I have the opportunity to lease 2 tracts of land in S.E. Ga.

           1) is in southern Toombs county North of Baxley, 613 acres.  Will put 6 hunters on it with one more camping spot availble(additional $100.00 plus electric for camping).  I have 3 hunters on it now so need 3 more. $750.00 per gun. This land has 2 creeks that come together on it and goes from low (swamp/ creek) land to high dry,with farm land all around it. 
P.S. was a 10 pt killed last year 218 pounds   

            2) is in Treutlen/ Montgomery county south of Soperton 150 acres 2 hunters no camping on site. $565.00 per gun.  This would be great for Father and son or 2 hunting Buddies as you would be only 2 on it. This is mature woods with farm land around it

I would really not want to have a bunch of rules (take the fun out of it) BUT would like to sit down with everyone and listen to what everyone would want as far as rules go.

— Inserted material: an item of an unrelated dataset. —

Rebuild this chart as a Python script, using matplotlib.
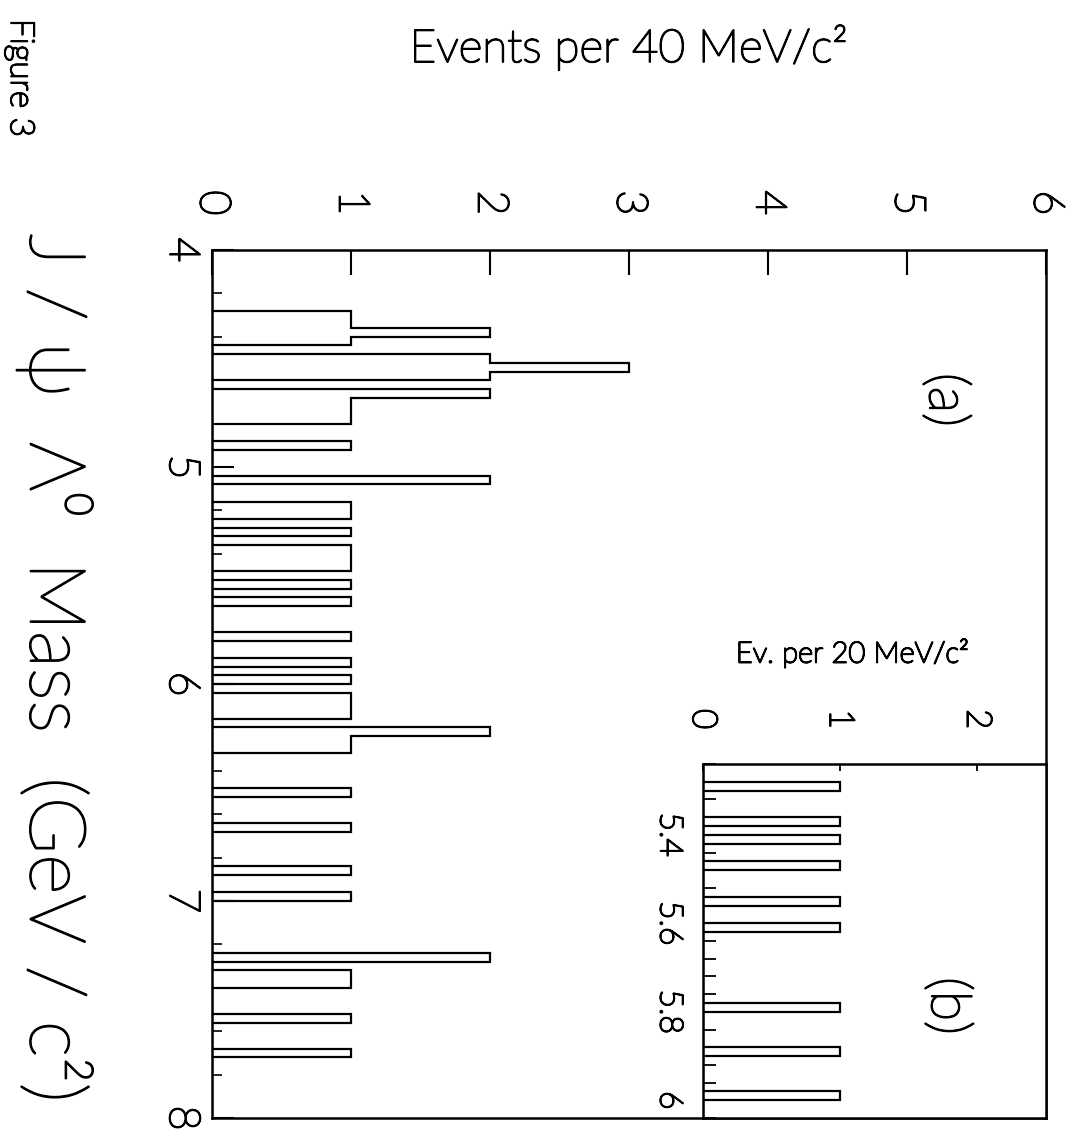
import numpy as np
import matplotlib
matplotlib.use('Agg')
import matplotlib.pyplot as plt
import matplotlib.patheffects as pe

plt.rcParams['font.family'] = ['Lato', 'DejaVu Sans']
plt.rcParams['font.weight'] = 'light'

# J/psi Lambda0 candidates, 40 MeV bins (bin centres, GeV/c^2) and entries per bin
main_mass = [4.30, 4.34, 4.38, 4.42, 4.50, 4.54, 4.58, 4.66, 4.70, 4.74,
             4.78, 4.90, 5.06, 5.18, 5.22, 5.30, 5.38, 5.42, 5.46, 5.54,
             5.62, 5.78, 5.90, 5.98, 6.06, 6.10, 6.14, 6.22, 6.26, 6.30,
             6.50, 6.66, 6.86, 6.98, 7.26, 7.34, 7.38, 7.54, 7.70]
main_n = [1, 1, 2, 1, 2, 3, 2, 2, 1, 1,
          1, 1, 2, 1, 1, 1, 1, 1, 1, 1,
          1, 1, 1, 1, 1, 1, 1, 2, 1, 1,
          1, 1, 1, 1, 2, 1, 1, 1, 1]

# inset (b): 20 MeV bins, one entry each
inset_mass = [5.29, 5.37, 5.41, 5.47, 5.55, 5.61, 5.79, 5.89, 5.99]

main_xticks = [0, 1, 2, 3, 4, 5, 6]
main_yticks = [4, 5, 6, 7, 8]
inset_xticks = [0, 1, 2]
inset_yticks = [5.4, 5.6, 5.8, 6.0]
inset_ylabels = ['5.4', '5.6', '5.8', '6']

W, H = 1072, 1137
fig = plt.figure(figsize=(W / 100, H / 100), dpi=100)
thick = [pe.withStroke(linewidth=1.3, foreground='black')]


def box(x0, y0, x1, y1):
    return [x0 / W, 1 - y1 / H, (x1 - x0) / W, (y1 - y0) / H]


ax = fig.add_axes(box(212, 250, 1046, 1118))
ax.hist(main_mass, bins=np.linspace(4, 8, 101), weights=main_n,
        histtype='step', orientation='horizontal', color='black', lw=1.6)
ax.set_xlim(0, 6)
ax.set_ylim(8, 4)
ax.xaxis.tick_top()
ax.set_xticks(main_xticks)
ax.set_yticks(main_yticks)
ax.set_yticks(np.arange(4, 8.001, 0.2), minor=True)
ax.tick_params(axis='x', which='major', direction='in', length=18, width=1.5,
               pad=25, labelsize=31, labelrotation=-90)
ax.tick_params(axis='y', which='major', direction='in', length=16, width=1.5,
               pad=8, labelsize=31, labelrotation=-90)
ax.tick_params(axis='y', which='minor', direction='in', length=7, width=1.2)
for s in ax.spines.values():
    s.set_linewidth(1.8)

axi = fig.add_axes(box(703, 764, 1046, 1118))
axi.hist(inset_mass, bins=np.linspace(5.24, 6.04, 41),
         histtype='step', orientation='horizontal', color='black', lw=1.6)
axi.set_xlim(0, 2.5)
axi.set_ylim(6.04, 5.24)
axi.xaxis.tick_top()
axi.set_xticks(inset_xticks)
axi.set_yticks(inset_yticks)
axi.set_yticklabels(inset_ylabels)
axi.set_yticks(np.arange(5.24, 6.041, 0.04), minor=True)
axi.tick_params(axis='x', which='major', direction='in', length=5, width=1.3,
                pad=25, labelsize=25, labelrotation=-90)
axi.tick_params(axis='y', which='both', direction='in', length=9, width=1.3,
                pad=14, labelsize=23, labelrotation=-90)
for s in axi.spines.values():
    s.set_linewidth(1.8)

for a in (ax, axi):
    for lab in a.get_yticklabels():
        lab.set_va('center')
        lab.set_path_effects(thick)
    for lab in a.get_xticklabels():
        lab.set_path_effects(thick)

texts = [
    fig.text(629 / W, 1 - 47 / H, 'Events per 40 MeV/c²', ha='center', va='center', fontsize=33),
    fig.text(852 / W, 1 - 653 / H, 'Ev. per 20 MeV/c²', ha='center', va='center', fontsize=21),
    fig.text(20 / W, 1 - 78 / H, 'Figure 3', rotation=-90, ha='center', va='center', fontsize=24),
    fig.text(55 / W, 1 - 668 / H, 'J / ψ  Λ⁰  Mass  (GeV / c²)', rotation=-90,
             ha='center', va='center', fontsize=56),
    fig.text(945 / W, 1 - 400 / H, '(a)', rotation=-90, ha='center', va='center', fontsize=40),
    fig.text(947 / W, 1 - 1006 / H, '(b)', rotation=-90, ha='center', va='center', fontsize=40),
]
for t in texts:
    t.set_path_effects(thick)

fig.savefig('out.png', dpi=100)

Both sites will be QDM with 2 bucks (1st Buck 6 or better and outside ears)and 3 does per gun. Pin board, mark stand the morning before hunt.  This will be a new club (1st year) and I would really like to get true ethical hunters who would like to see  hunters that want to make this a "Great Club".  There will be  3 guest days. if Guest kills anything it will come out of your total deer kills (2 Bucks 3 does).  These two tracts are about 20 miles apart........Ok let me know as I am going up tomorrow to check out the 150 acre tract will report on it.   

PM Me quick to get in on this exciting new club.......I can just see all of our pictures in Georgia Outdoor News in the next few years for the HUGE dear we kill.....and a waiting list 10 pages long


----------



## Tom Borck (Jun 4, 2005)

NO THANKS!!!  But, I appreciate the offer!


----------



## bull0ne (Jun 5, 2005)

JaxMan you have a PM


----------



## mike martinez (Jun 5, 2005)

*any turkeys??????*

What's the turkey situation on each tract??? thanks Mike


----------



## JaxMan (Jun 6, 2005)

*Going Going (better hurry)*

150 acre tract is gone 

now only 3 spots left on the 600 acres, One camper spot (addition $100.00)


----------



## JaxMan (Jun 10, 2005)

*Going up this weekend*

btt


----------



## JaxMan (Jun 17, 2005)

Back to the top


----------



## camo88 (Jun 20, 2005)

I am interested in seeing the tract..I live a couple of hours away..Just email me back with number I can reach you..Thanks..Also I am interested in a camping spot..


----------



## JaxMan (Jun 22, 2005)

back to the top


----------



## JaxMan (Jun 26, 2005)

*Only Two Spots Left*

Ok It is getting down to crunch time ....and only 2 spots left (camping spaces open too).  Dont miss out on it


----------



## ericb (Jun 26, 2005)

i am interested in these,when is a good time to check them out? i live in north jax   thanks    eric


----------



## ericb (Jun 26, 2005)

i live in jax     could i see the property sometime   thank you eric


----------



## georgia_hunter (Jul 4, 2005)

I'm intrested in taking a look at the land as soon as possible I live only about 1 hr away. My # is 912-501-9240


----------



## Reelcool (Jan 19, 2006)

*hey*

Do you have any land for 06?


----------